::: Extracted material

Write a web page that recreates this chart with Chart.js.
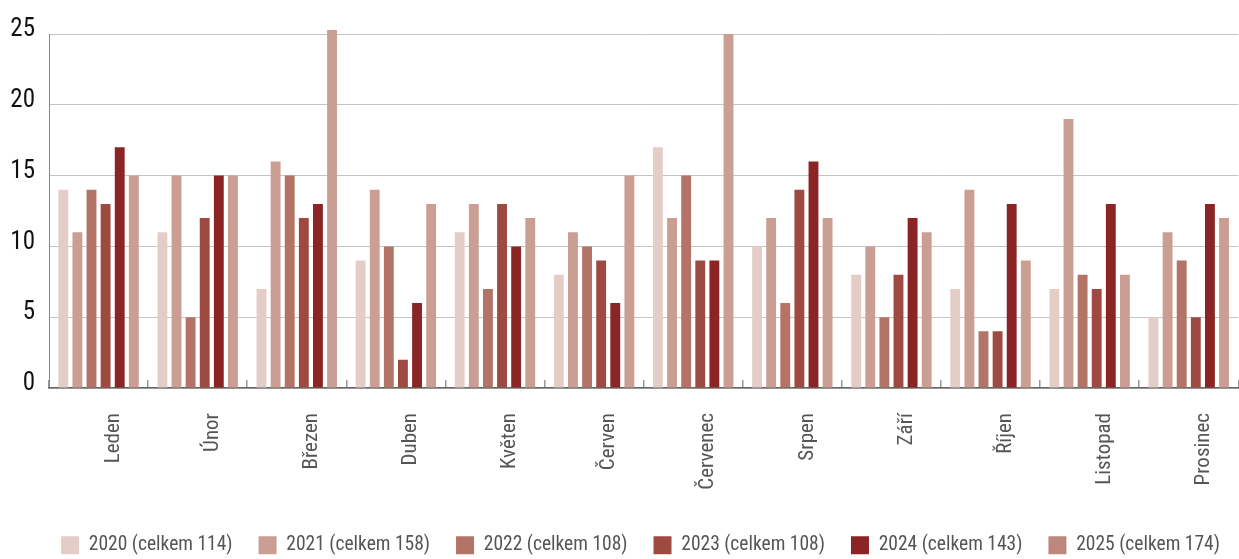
<!DOCTYPE html>
<html lang="cs">
<head>
<meta charset="utf-8">
<title>Počet po měsících 2020–2025</title>
<script src="https://cdn.jsdelivr.net/npm/chart.js@4.4.0/dist/chart.umd.min.js"></script>
<style>
  html, body { margin: 0; padding: 0; background: #fff; overflow: hidden; }
</style>
</head>
<body>
<canvas id="graf" width="1247" height="559"></canvas>
<script>
const mesice = ["Leden", "Únor", "Březen", "Duben", "Květen", "Červen",
    "Červenec", "Srpen", "Září", "Říjen", "Listopad", "Prosinec"];

const roky = ["2020 (celkem 114)", "2021 (celkem 158)", "2022 (celkem 108)",
    "2023 (celkem 108)", "2024 (celkem 143)", "2025 (celkem 174)"];

const hodnoty2020 = [14, 11, 7, 9, 11, 8, 17, 10, 8, 7, 7, 5];
const hodnoty2021 = [11, 15, 16, 14, 13, 11, 12, 12, 10, 14, 19, 11];
const hodnoty2022 = [14, 5, 15, 10, 7, 10, 15, 6, 5, 4, 8, 9];
const hodnoty2023 = [13, 12, 12, 2, 13, 9, 9, 14, 8, 4, 7, 5];
const hodnoty2024 = [17, 15, 13, 6, 10, 6, 9, 16, 12, 13, 13, 13];
const hodnoty2025 = [15, 15, 27, 13, 12, 15, 25, 12, 11, 9, 8, 12];

const osaY = [0, 5, 10, 15, 20, 25];

const barvy = ["#e5cdc7", "#cb9e94", "#b37366", "#9e4a40", "#8b2525", "#cb9e94"];
const barvyLegenda = ["#e5cdc7", "#cb9e94", "#b37366", "#9e4a40", "#8b2525", "#be877c"];

const pismo = "'Roboto Condensed', 'Liberation Sans Narrow', 'DejaVu Sans Condensed', 'Arial Narrow', sans-serif";

Chart.defaults.font.family = pismo;

function popiskyLegendy(chart) {

    const polozky = Chart.defaults.plugins.legend.labels.generateLabels(chart);

    polozky.forEach((p, i) => {
        p.fillStyle = barvyLegenda[i];
        p.strokeStyle = barvyLegenda[i];
        p.lineWidth = 0;
    });

    return polozky;
}

// legenda je v originale trochu posunuta doprava
const posunLegendy = {
    id: "posunLegendy",
    afterLayout(chart) {
        chart.legend.left += 35;
    }
};

function renderGraf() {

    const data = [hodnoty2020, hodnoty2021, hodnoty2022, hodnoty2023, hodnoty2024, hodnoty2025];

    const datasets = data.map((hodnoty, i) => ({
        label: roky[i],
        data: hodnoty,
        backgroundColor: barvy[i],
        borderWidth: 0,
        clip: { left: 0, top: 4, right: 0, bottom: 0 }
    }));

    new Chart(document.getElementById("graf"), {
        type: "bar",
        data: {
            labels: mesice,
            datasets: datasets
        },
        plugins: [posunLegendy],
        options: {
            responsive: false,
            animation: false,
            layout: { padding: { top: 34, right: 1, bottom: -6, left: 0 } },
            datasets: {
                bar: { categoryPercentage: 0.854, barPercentage: 0.7 }
            },
            scales: {
                x: {
                    grid: {
                        offset: true,
                        drawOnChartArea: false,
                        tickLength: -8,
                        color: "#999",
                        lineWidth: 1.5
                    },
                    border: { color: "#666", width: 1.5 },
                    ticks: {
                        color: "#555",
                        font: { size: 21 },
                        minRotation: 90,
                        maxRotation: 90,
                        autoSkip: false,
                        padding: 33,
                        labelOffset: 15
                    },
                    afterFit: s => { s.height = 121.5; }
                },
                y: {
                    min: osaY[0],
                    max: osaY[osaY.length - 1],
                    afterBuildTicks: s => { s.ticks = osaY.map(v => ({ value: v })); },
                    ticks: {
                        color: "#111",
                        font: { size: 25 },
                        padding: 14,
                        labelOffset: -4
                    },
                    grid: { color: "#c4c4c4", lineWidth: 1, drawTicks: false },
                    border: { color: "#888", width: 1 },
                    afterFit: s => { s.width = 49; }
                }
            },
            plugins: {
                legend: {
                    position: "bottom",
                    labels: {
                        boxWidth: 18,
                        boxHeight: 18,
                        padding: 26,
                        color: "#555",
                        font: { size: 19.5 },
                        generateLabels: popiskyLegendy
                    }
                },
                tooltip: { enabled: false }
            }
        }
    });
}

renderGraf();
</script>
</body>
</html>
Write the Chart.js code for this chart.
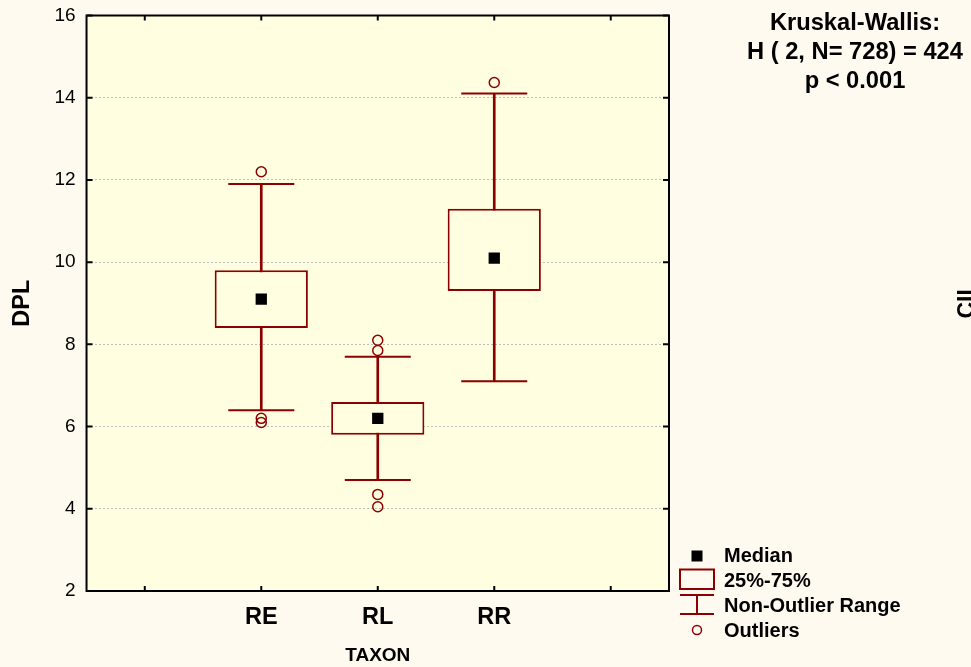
<!DOCTYPE html>
<html>
<head>
<meta charset="utf-8">
<script src="https://cdn.jsdelivr.net/npm/chart.js@4/dist/chart.umd.min.js"></script>
<style>
html,body{margin:0;padding:0;background:#FFFAF0;}
#wrap{width:971px;height:667px;position:relative;}
</style>
</head>
<body>
<div id="wrap"><canvas id="c" width="971" height="667"></canvas></div>
<script>
// ---- data ----
const categories = ['', 'RE', 'RL', 'RR', ' '];
const taxa = ['RE', 'RL', 'RR'];
const medians = [9.1, 6.2, 10.1];
const q1 = [8.4, 5.8, 9.3];
const q3 = [9.8, 6.6, 11.3];
const whiskerLow = [6.4, 4.7, 7.1];
const whiskerHigh = [11.9, 7.7, 14.1];
const outlierTaxa = ['RE', 'RE', 'RE', 'RL', 'RL', 'RL', 'RL', 'RR'];
const outlierValues = [12.2, 6.2, 6.1, 8.1, 7.85, 4.35, 4.05, 14.37];
const yMin = 2, yMax = 16, yStep = 2;
const xTitle = 'TAXON';
const yTitle = 'DPL';
const statLines = ['Kruskal-Wallis:', 'H ( 2, N= 728) = 424', 'p < 0.001'];
const legendLabels = ['Median', '25%-75%', 'Non-Outlier Range', 'Outliers'];
const sideLabel = 'CIL';

// ---- styles ----
const FONT = '"Liberation Sans", Arial, sans-serif';
const PAGE_BG = '#FFFAF0';
const PLOT_BG = '#FFFEE0';
const DARK_RED = '#8B0000';

const boxData = categories.map(c => {
  const i = taxa.indexOf(c);
  return i < 0 ? null : [q1[i], q3[i]];
});
const rangeData = categories.map(c => {
  const i = taxa.indexOf(c);
  return i < 0 ? null : [whiskerLow[i], whiskerHigh[i]];
});
const capData = taxa.map((t, i) => ({x: t, y: whiskerLow[i]}))
  .concat(taxa.map((t, i) => ({x: t, y: whiskerHigh[i]})));
const medianData = taxa.map((t, i) => ({x: t, y: medians[i]}));
const outlierData = outlierTaxa.map((t, i) => ({x: t, y: outlierValues[i]}));

const decor = {
  id: 'decor',
  beforeDraw(chart) {
    const {ctx, chartArea: a} = chart;
    ctx.save();
    ctx.fillStyle = PAGE_BG;
    ctx.fillRect(0, 0, chart.width, chart.height);
    ctx.fillStyle = PLOT_BG;
    ctx.fillRect(a.left, a.top, a.right - a.left, a.bottom - a.top);
    ctx.restore();
  },
  afterDraw(chart) {
    const {ctx, chartArea: a, scales} = chart;
    ctx.save();
    // frame
    ctx.strokeStyle = '#000';
    ctx.lineWidth = 2;
    ctx.strokeRect(a.left, a.top, a.right - a.left, a.bottom - a.top);
    // inner ticks
    ctx.beginPath();
    scales.y.ticks.forEach(t => {
      const y = scales.y.getPixelForValue(t.value);
      ctx.moveTo(a.left, y); ctx.lineTo(a.left + 6, y);
      ctx.moveTo(a.right, y); ctx.lineTo(a.right - 6, y);
    });
    categories.forEach((c, i) => {
      const x = scales.x.getPixelForValue(i);
      ctx.moveTo(x, a.top); ctx.lineTo(x, a.top + 5);
      ctx.moveTo(x, a.bottom); ctx.lineTo(x, a.bottom - 5);
    });
    ctx.stroke();

    // stats text
    ctx.fillStyle = '#000';
    ctx.font = 'bold 23.7px ' + FONT;
    ctx.textAlign = 'center';
    ctx.textBaseline = 'alphabetic';
    statLines.forEach((s, i) => ctx.fillText(s, 855, 30 + i * 29));

    // legend
    const lx = 697;
    const ys = [556, 579, 604.5, 630];
    ctx.fillStyle = '#000';
    ctx.fillRect(lx - 5.5, ys[0] - 5.5, 11, 11);
    ctx.strokeStyle = DARK_RED;
    ctx.lineWidth = 2;
    ctx.strokeRect(680, 569.5, 34, 19.5);
    ctx.beginPath();
    ctx.moveTo(680, 595); ctx.lineTo(714, 595);
    ctx.moveTo(680, 614); ctx.lineTo(714, 614);
    ctx.moveTo(lx, 595); ctx.lineTo(lx, 614);
    ctx.stroke();
    ctx.lineWidth = 1.5;
    ctx.beginPath();
    ctx.arc(lx, ys[3], 4.5, 0, Math.PI * 2);
    ctx.stroke();
    ctx.fillStyle = '#000';
    ctx.font = 'bold 20px ' + FONT;
    ctx.textAlign = 'left';
    const baselines = [562, 587, 612, 637];
    legendLabels.forEach((s, i) => ctx.fillText(s, 724, baselines[i]));

    // partially visible side label
    ctx.save();
    ctx.translate(974, 300);
    ctx.rotate(-Math.PI / 2);
    ctx.font = 'bold 23px ' + FONT;
    ctx.textAlign = 'center';
    ctx.textBaseline = 'alphabetic';
    ctx.fillText(sideLabel, 0, 0);
    ctx.restore();

    ctx.restore();
  }
};

new Chart(document.getElementById('c'), {
  type: 'bar',
  data: {
    labels: categories,
    datasets: [
      {type: 'line', label: 'Median', data: medianData, showLine: false,
       pointStyle: 'rect', pointRadius: 8, pointBackgroundColor: '#000',
       pointBorderWidth: 0, order: 0},
      {type: 'line', label: 'Outliers', data: outlierData, showLine: false,
       pointStyle: 'circle', pointRadius: 5, pointBorderColor: DARK_RED,
       pointBackgroundColor: 'rgba(0,0,0,0)', pointBorderWidth: 1.5, order: 0},
      {type: 'line', label: 'Caps', data: capData, showLine: false,
       pointStyle: 'line', pointRadius: 33, pointBorderColor: DARK_RED,
       pointBorderWidth: 2, order: 1},
      {type: 'bar', label: '25%-75%', data: boxData, backgroundColor: PLOT_BG,
       borderColor: DARK_RED, borderWidth: 2, borderSkipped: false,
       barPercentage: 0.8, categoryPercentage: 1, grouped: false, order: 2},
      {type: 'bar', label: 'Non-Outlier Range', data: rangeData,
       backgroundColor: DARK_RED, barThickness: 2, grouped: false, order: 3}
    ]
  },
  options: {
    responsive: false,
    animation: false,
    events: [],
    devicePixelRatio: 1,
    layout: {autoPadding: false, padding: {left: 0, right: 302, top: 15.5, bottom: 0}},
    plugins: {legend: {display: false}, tooltip: {enabled: false}, title: {display: false}},
    scales: {
      x: {
        offset: true,
        grid: {display: false, drawTicks: false},
        border: {display: false},
        ticks: {color: '#000', font: {family: FONT, size: 23.5, weight: 'bold'},
                padding: 12, autoSkip: false, maxRotation: 0},
        title: {display: true, text: xTitle, color: '#000',
                font: {family: FONT, size: 19, weight: 'bold'},
                padding: {top: 1, bottom: 0}}
      },
      y: {
        min: yMin, max: yMax,
        ticks: {stepSize: yStep, color: '#000',
                font: {family: FONT, size: 19, lineHeight: 0.4}, padding: 11},
        grid: {color: '#BDBDBD', lineWidth: 1, drawTicks: false},
        border: {display: false, dash: [2, 2]},
        title: {display: true, text: yTitle, color: '#000',
                font: {family: FONT, size: 23.5, weight: 'bold'},
                padding: {top: 8.4, bottom: 6.8}}
      }
    }
  },
  plugins: [decor]
});
</script>
</body>
</html>
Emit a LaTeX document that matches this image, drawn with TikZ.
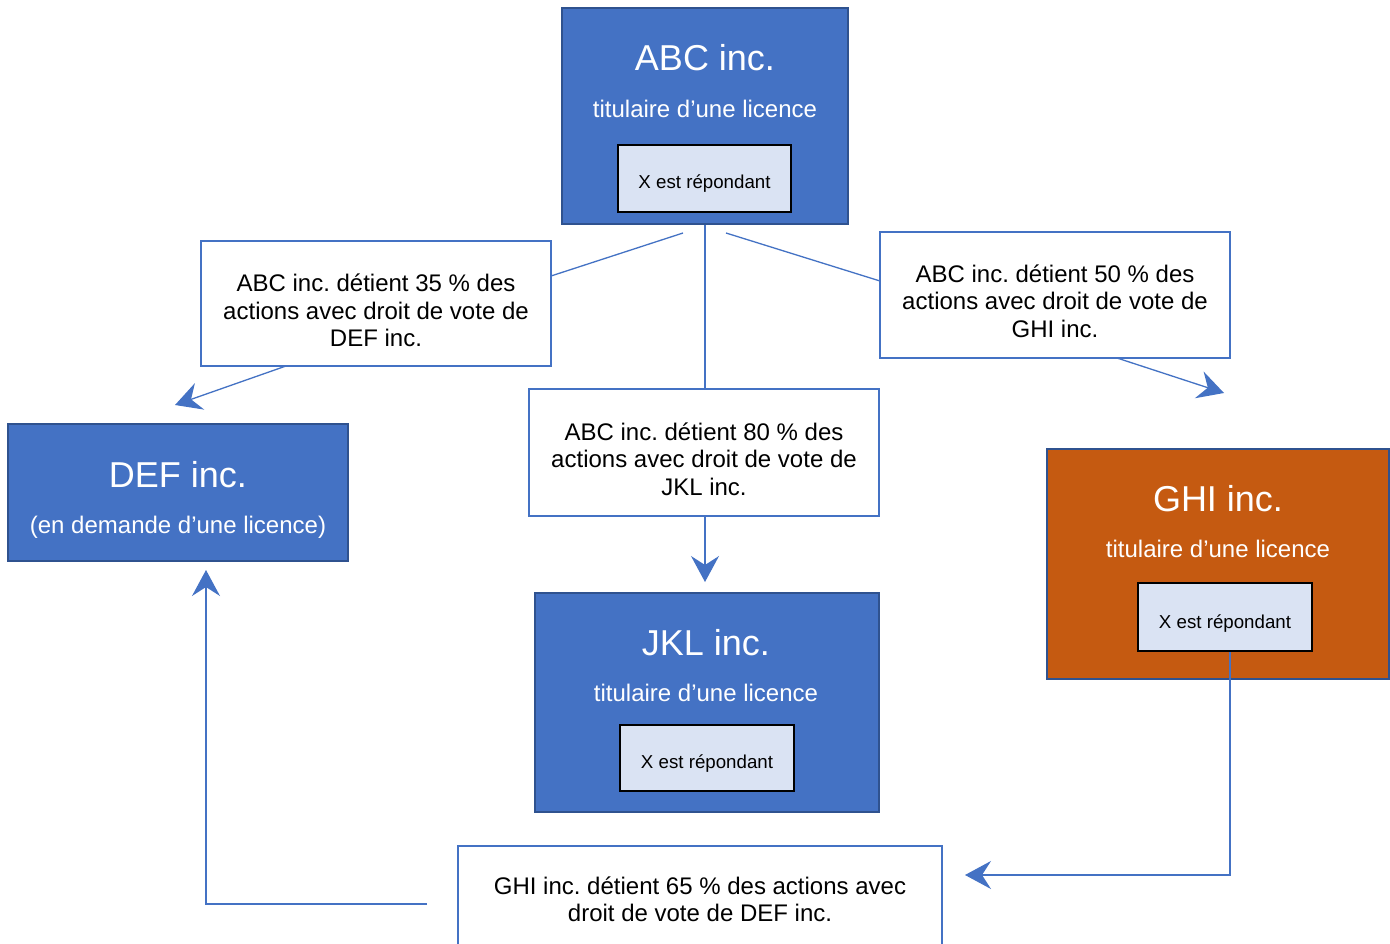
\documentclass[tikz,border=0pt]{standalone}
\usepackage{fontspec}
\setmainfont{Liberation Sans}
\usetikzlibrary{arrows.meta}
\frenchspacing
\definecolor{bfill}{HTML}{4472C4}
\definecolor{bdraw}{HTML}{2F528F}
\definecolor{ofill}{HTML}{C55A11}
\definecolor{ifill}{HTML}{DAE3F3}
\definecolor{conn}{HTML}{4472C4}
\tikzset{
  cobox/.style={draw=bdraw, line width=2.2pt, fill=bfill, inner sep=0pt},
  orbox/.style={draw=bdraw, line width=2.2pt, fill=ofill, inner sep=0pt},
  innerbox/.style={draw=black, line width=1.8pt, fill=ifill, inner sep=0pt},
  labbox/.style={draw=conn, line width=1.5pt, fill=white, inner sep=0pt},
  bigtxt/.style={text=white, font=\fontsize{36}{40}\selectfont, anchor=base, inner sep=0pt},
  midtxt/.style={text=white, font=\fontsize{24}{28}\selectfont, anchor=base, inner sep=0pt},
  smalltxt/.style={text=black, font=\fontsize{18.7}{22}\selectfont, anchor=base, inner sep=0pt},
  labtxt/.style={text=black, font=\fontsize{24}{27.5}\selectfont, align=center, inner sep=0pt},
  conline/.style={draw=conn, line width=1.3pt},
  arr/.style={conline, -{Stealth[length=26pt,width=28pt,inset=9pt]}}
}
\begin{document}
\begin{tikzpicture}[x=1pt,y=-1pt]
\useasboundingbox (0,0) rectangle (1390,944);
\fill[white] (0,0) rectangle (1390,944);

% ABC
\node[cobox, minimum width=286pt, minimum height=216pt] (abc) at (705,116) {};
\node[bigtxt] (abct) at (705,70.5) {ABC inc.};
\node[midtxt] (abcs) at (705,117.5) {titulaire d’une licence};
\node[innerbox, minimum width=173pt, minimum height=67pt] (abci) at (704.5,178.5) {};
\node[smalltxt] (abcx) at (704.5,189) {X est répondant};

% DEF
\node[cobox, minimum width=340pt, minimum height=137pt] (def) at (178,492.5) {};
\node[bigtxt] (deft) at (178,487) {DEF inc.};
\node[midtxt] (defs) at (178,533) {(en demande d’une licence)};

% JKL
\node[cobox, minimum width=344pt, minimum height=219pt] (jkl) at (707,702.5) {};
\node[bigtxt] (jklt) at (706,655) {JKL inc.};
\node[midtxt] (jkls) at (706,701) {titulaire d’une licence};
\node[innerbox, minimum width=174pt, minimum height=66pt] (jkli) at (707,758) {};
\node[smalltxt] (jklx) at (707,768) {X est répondant};

% GHI
\node[orbox, minimum width=342pt, minimum height=230pt] (ghi) at (1218,564) {};
\node[bigtxt] (ghit) at (1218,511) {GHI inc.};
\node[midtxt] (ghis) at (1218,557) {titulaire d’une licence};
\node[innerbox, minimum width=174pt, minimum height=68pt] (ghii) at (1225,617) {};
\node[smalltxt] (ghix) at (1225,628) {X est répondant};

% labels
\node[labbox, minimum width=350pt, minimum height=125pt] (l35) at (376,303.5) {};
\node[labtxt] (l35t) at (376,310.5) {ABC inc. détient 35 \% des\\actions avec droit de vote de\\DEF inc.};
\node[labbox, minimum width=350pt, minimum height=126pt] (l50) at (1055,295) {};
\node[labtxt] (l50t) at (1055,301) {ABC inc. détient 50 \% des\\actions avec droit de vote de\\GHI inc.};
\node[labbox, minimum width=350pt, minimum height=127pt] (l80) at (704,452.5) {};
\node[labtxt] (l80t) at (704,459) {ABC inc. détient 80 \% des\\actions avec droit de vote de\\JKL inc.};
\node[labbox, minimum width=484pt, minimum height=130pt, anchor=north] (l65) at (700,845) {};
\node[labtxt] (l65t) at (700,899.5) {GHI inc. détient 65 \% des actions avec\\droit de vote de DEF inc.};

% connector points
\coordinate (a1) at (683,233);
\coordinate (a2) at (726,233);
\coordinate (l35e) at (551,276);
\coordinate (l50w) at (880,281);
\coordinate (l35b) at (286,366);
\coordinate (defarr) at (175,405);
\coordinate (l50b) at (1117,358);
\coordinate (ghiarr) at (1224,393);
\coordinate (jklarr) at (705,582);
\coordinate (g1) at (1230,875);
\coordinate (l65arr) at (965,875);
\coordinate (l65w) at (427,904);
\coordinate (d1) at (206,904);
\coordinate (d2) at (206,570);

% connectors
\draw[conline] (abc.south) -- (abc.south |- l80.north);
\draw[arr] (jklarr |- l80.south) -- (jklarr);
\draw[conline] (a1) -- (l35e);
\draw[arr] (l35b) -- (defarr);
\draw[conline] (a2) -- (l50w);
\draw[arr] (l50b) -- (ghiarr);
\draw[arr] (ghii.south -| g1) -- (g1) -- (l65arr);
\draw[arr] (l65w) -- (d1) -- (d2);
\end{tikzpicture}
\end{document}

::::::

→ **Written task**
Using the records above, copy each line that contains "with".

→ **The completed task**
Write a web page that recreates this chart with Chart.js.
Emit a LaTeX document that matches this image, drawn with TikZ.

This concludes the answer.